## Required work
Collect each line containing "this".
+++ Given data
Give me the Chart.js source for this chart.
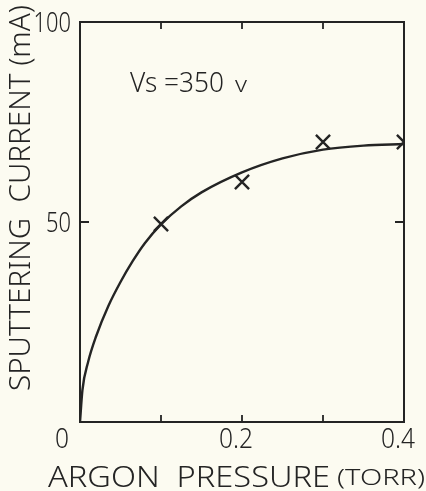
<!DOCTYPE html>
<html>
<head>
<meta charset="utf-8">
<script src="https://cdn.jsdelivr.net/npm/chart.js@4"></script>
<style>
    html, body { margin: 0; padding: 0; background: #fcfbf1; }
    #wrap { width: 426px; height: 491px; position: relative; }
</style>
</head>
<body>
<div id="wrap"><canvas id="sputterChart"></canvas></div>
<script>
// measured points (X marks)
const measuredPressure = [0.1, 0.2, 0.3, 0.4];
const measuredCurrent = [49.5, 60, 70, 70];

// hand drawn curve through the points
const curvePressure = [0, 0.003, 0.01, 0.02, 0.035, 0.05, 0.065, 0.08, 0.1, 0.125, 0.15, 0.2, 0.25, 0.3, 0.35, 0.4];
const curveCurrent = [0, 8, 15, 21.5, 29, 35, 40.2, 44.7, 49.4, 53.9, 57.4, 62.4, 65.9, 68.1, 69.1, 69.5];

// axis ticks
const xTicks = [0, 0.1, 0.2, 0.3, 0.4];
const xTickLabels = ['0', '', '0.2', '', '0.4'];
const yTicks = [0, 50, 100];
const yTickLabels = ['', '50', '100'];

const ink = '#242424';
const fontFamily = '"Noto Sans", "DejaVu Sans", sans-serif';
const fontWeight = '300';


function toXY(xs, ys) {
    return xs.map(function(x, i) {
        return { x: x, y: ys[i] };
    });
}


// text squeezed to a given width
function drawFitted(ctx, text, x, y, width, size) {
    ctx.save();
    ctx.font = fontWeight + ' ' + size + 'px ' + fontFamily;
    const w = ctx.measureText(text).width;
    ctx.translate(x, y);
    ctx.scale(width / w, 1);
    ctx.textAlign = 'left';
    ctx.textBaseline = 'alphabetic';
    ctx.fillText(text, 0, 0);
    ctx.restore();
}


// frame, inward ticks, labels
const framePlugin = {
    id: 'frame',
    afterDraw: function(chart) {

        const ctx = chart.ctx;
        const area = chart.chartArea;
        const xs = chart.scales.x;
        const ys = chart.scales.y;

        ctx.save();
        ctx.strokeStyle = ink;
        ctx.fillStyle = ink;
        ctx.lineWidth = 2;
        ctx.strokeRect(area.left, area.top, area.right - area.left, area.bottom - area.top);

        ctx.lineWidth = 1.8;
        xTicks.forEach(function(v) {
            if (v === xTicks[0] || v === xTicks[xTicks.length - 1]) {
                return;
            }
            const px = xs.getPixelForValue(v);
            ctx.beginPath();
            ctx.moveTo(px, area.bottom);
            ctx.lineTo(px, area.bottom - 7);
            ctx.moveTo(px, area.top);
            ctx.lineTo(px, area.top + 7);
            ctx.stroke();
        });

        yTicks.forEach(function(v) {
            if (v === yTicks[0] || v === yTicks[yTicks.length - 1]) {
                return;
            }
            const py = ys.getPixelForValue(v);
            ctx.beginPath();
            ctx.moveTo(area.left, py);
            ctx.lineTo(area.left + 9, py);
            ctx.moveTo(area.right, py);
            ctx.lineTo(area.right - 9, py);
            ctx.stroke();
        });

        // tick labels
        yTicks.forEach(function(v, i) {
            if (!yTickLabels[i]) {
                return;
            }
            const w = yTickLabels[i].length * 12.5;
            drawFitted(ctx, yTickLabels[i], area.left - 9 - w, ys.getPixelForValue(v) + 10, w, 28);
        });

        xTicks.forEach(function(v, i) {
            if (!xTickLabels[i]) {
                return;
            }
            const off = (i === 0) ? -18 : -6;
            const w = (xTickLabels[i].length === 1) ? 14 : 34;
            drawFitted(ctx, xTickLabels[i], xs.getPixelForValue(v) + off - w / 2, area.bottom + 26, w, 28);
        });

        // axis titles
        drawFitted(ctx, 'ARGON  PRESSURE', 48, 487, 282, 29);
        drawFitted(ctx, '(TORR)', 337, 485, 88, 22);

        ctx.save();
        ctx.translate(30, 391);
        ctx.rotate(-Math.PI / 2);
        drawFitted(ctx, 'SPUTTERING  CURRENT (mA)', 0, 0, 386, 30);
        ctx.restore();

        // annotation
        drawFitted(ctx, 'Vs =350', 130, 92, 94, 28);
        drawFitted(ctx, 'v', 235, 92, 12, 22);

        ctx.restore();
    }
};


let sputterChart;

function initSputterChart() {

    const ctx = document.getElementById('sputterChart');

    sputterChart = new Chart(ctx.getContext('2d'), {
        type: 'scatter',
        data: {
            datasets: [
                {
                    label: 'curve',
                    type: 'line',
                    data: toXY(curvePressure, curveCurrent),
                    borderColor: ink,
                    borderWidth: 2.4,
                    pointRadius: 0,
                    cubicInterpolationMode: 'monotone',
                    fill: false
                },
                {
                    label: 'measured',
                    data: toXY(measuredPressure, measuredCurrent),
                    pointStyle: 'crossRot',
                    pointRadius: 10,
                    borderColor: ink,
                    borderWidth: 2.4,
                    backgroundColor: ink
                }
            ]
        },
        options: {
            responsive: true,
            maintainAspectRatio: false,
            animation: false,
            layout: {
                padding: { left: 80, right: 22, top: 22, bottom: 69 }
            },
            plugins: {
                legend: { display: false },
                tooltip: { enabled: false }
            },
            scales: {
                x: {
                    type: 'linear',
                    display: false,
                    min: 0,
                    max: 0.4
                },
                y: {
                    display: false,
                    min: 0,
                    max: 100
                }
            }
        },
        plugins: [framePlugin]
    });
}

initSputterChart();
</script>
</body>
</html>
++++++
+++ Given data
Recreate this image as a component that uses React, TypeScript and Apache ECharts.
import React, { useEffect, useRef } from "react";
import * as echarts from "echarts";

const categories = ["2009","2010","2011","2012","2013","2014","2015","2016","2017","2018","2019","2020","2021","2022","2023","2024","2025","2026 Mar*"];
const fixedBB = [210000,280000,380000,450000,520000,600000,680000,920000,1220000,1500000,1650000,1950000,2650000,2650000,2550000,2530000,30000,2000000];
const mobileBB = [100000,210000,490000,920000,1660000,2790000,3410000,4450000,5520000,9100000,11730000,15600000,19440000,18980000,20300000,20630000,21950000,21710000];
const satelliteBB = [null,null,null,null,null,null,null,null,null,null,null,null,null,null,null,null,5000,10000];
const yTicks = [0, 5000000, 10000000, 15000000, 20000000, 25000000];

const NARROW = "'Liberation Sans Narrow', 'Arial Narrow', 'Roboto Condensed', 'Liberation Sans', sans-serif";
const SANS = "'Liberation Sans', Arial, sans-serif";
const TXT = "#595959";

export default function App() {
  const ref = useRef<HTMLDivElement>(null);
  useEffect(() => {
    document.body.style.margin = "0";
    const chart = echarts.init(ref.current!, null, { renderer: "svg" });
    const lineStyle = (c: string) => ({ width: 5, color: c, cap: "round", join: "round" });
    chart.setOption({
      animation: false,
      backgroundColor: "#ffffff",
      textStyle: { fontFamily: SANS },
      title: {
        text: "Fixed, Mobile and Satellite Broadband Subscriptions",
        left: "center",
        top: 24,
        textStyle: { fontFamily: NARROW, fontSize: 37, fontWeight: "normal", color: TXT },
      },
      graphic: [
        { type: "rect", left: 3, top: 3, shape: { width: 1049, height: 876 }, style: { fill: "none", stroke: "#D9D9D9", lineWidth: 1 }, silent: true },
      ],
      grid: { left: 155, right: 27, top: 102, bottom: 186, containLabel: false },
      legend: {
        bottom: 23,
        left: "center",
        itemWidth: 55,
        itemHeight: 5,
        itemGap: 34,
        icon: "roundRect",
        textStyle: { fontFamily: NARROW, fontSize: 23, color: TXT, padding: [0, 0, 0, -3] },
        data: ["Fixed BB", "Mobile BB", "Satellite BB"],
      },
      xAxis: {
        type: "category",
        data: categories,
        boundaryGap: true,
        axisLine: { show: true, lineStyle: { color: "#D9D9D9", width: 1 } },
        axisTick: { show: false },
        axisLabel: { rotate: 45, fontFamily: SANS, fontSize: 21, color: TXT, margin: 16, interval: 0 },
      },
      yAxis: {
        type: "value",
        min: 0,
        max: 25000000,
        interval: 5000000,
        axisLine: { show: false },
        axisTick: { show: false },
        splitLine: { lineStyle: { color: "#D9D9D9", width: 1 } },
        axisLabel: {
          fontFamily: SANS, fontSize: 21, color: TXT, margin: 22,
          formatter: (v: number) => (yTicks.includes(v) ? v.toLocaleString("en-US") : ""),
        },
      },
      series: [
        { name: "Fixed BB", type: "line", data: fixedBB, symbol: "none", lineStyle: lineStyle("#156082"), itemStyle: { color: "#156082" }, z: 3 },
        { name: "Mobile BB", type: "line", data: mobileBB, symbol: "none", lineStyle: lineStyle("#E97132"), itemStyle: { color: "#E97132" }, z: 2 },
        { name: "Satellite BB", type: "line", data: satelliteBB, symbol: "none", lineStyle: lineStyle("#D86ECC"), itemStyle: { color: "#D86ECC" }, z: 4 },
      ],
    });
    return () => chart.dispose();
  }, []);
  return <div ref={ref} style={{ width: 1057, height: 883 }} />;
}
++++++
+++ Given data
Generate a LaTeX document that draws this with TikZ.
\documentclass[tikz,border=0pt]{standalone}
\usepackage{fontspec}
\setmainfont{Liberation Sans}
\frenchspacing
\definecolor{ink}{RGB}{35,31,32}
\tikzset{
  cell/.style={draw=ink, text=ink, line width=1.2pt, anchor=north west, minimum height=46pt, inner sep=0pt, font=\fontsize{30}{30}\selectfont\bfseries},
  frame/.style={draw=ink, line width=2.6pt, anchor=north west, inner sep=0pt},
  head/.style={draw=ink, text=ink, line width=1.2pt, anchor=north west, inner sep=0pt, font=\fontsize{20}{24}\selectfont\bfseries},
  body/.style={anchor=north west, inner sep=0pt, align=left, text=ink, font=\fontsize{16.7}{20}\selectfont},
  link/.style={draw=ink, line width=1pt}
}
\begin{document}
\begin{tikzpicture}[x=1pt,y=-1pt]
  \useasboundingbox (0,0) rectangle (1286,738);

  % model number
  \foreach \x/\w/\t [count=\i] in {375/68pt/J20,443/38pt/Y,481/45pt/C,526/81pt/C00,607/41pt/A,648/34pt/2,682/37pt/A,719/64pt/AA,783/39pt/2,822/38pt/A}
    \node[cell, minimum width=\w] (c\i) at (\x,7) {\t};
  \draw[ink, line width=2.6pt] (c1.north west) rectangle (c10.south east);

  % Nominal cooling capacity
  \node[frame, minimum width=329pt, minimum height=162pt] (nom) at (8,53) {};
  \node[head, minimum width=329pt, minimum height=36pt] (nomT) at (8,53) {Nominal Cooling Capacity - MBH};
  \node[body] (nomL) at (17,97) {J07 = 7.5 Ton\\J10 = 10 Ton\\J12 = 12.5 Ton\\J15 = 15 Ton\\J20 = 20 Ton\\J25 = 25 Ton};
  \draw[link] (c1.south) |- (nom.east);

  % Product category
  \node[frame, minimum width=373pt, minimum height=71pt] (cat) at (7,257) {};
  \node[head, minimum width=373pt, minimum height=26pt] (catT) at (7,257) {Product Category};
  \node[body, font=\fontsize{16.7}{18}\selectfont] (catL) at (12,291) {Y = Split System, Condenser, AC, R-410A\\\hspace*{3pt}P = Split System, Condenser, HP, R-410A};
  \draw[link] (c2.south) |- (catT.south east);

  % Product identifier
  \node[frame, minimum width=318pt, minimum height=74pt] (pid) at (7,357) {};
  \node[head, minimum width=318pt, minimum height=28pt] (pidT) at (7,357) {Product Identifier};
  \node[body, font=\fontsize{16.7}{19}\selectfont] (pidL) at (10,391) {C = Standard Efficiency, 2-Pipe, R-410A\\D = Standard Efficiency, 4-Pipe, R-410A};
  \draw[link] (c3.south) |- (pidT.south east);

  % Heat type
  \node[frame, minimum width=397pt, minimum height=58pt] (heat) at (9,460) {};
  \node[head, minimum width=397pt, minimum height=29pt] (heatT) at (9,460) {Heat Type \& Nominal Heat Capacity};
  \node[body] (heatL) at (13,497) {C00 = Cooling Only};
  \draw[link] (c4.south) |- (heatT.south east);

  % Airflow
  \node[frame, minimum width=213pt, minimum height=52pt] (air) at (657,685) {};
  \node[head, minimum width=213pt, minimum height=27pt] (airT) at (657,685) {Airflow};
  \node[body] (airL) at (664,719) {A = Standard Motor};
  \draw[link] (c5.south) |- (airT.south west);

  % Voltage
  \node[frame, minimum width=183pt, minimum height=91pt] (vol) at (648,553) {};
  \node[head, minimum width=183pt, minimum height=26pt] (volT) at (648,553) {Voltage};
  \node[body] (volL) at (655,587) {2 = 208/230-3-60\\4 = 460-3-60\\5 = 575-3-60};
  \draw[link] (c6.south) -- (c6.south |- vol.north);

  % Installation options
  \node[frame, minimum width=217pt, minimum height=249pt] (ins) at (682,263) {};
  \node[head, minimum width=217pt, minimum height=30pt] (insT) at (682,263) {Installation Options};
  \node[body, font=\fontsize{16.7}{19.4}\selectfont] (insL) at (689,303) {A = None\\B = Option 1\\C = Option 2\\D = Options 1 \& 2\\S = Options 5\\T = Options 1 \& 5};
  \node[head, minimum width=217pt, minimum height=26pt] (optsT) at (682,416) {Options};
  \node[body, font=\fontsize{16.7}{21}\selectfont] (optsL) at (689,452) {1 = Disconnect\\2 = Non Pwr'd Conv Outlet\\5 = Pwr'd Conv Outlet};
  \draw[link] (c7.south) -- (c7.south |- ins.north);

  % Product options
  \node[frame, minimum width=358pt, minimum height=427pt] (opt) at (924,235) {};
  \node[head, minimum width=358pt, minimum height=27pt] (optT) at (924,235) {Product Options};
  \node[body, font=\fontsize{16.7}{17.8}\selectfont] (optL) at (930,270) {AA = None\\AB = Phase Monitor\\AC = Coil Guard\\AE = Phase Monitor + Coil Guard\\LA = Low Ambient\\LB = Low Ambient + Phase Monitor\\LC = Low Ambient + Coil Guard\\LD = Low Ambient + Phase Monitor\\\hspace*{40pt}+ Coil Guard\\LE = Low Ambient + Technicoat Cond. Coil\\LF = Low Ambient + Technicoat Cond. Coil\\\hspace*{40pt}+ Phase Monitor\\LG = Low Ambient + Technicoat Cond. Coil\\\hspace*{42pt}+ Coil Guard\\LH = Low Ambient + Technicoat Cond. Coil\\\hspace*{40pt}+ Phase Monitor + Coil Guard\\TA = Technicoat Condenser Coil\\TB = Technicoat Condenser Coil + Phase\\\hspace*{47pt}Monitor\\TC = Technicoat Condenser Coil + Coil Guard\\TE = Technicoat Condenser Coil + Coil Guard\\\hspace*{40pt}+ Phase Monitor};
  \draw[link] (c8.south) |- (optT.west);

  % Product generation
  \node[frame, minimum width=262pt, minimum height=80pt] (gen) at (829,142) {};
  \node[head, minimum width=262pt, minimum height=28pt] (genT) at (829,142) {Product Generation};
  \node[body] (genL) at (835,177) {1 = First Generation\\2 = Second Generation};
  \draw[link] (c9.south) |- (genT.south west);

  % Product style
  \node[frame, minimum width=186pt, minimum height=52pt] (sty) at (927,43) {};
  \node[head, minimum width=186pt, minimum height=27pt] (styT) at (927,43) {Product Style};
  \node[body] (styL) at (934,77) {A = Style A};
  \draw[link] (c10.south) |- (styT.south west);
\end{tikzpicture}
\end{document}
++++++
## Correct result
Give me the Chart.js source for this chart.
Recreate this image as a component that uses React, TypeScript and Apache ECharts.
Generate a LaTeX document that draws this with TikZ.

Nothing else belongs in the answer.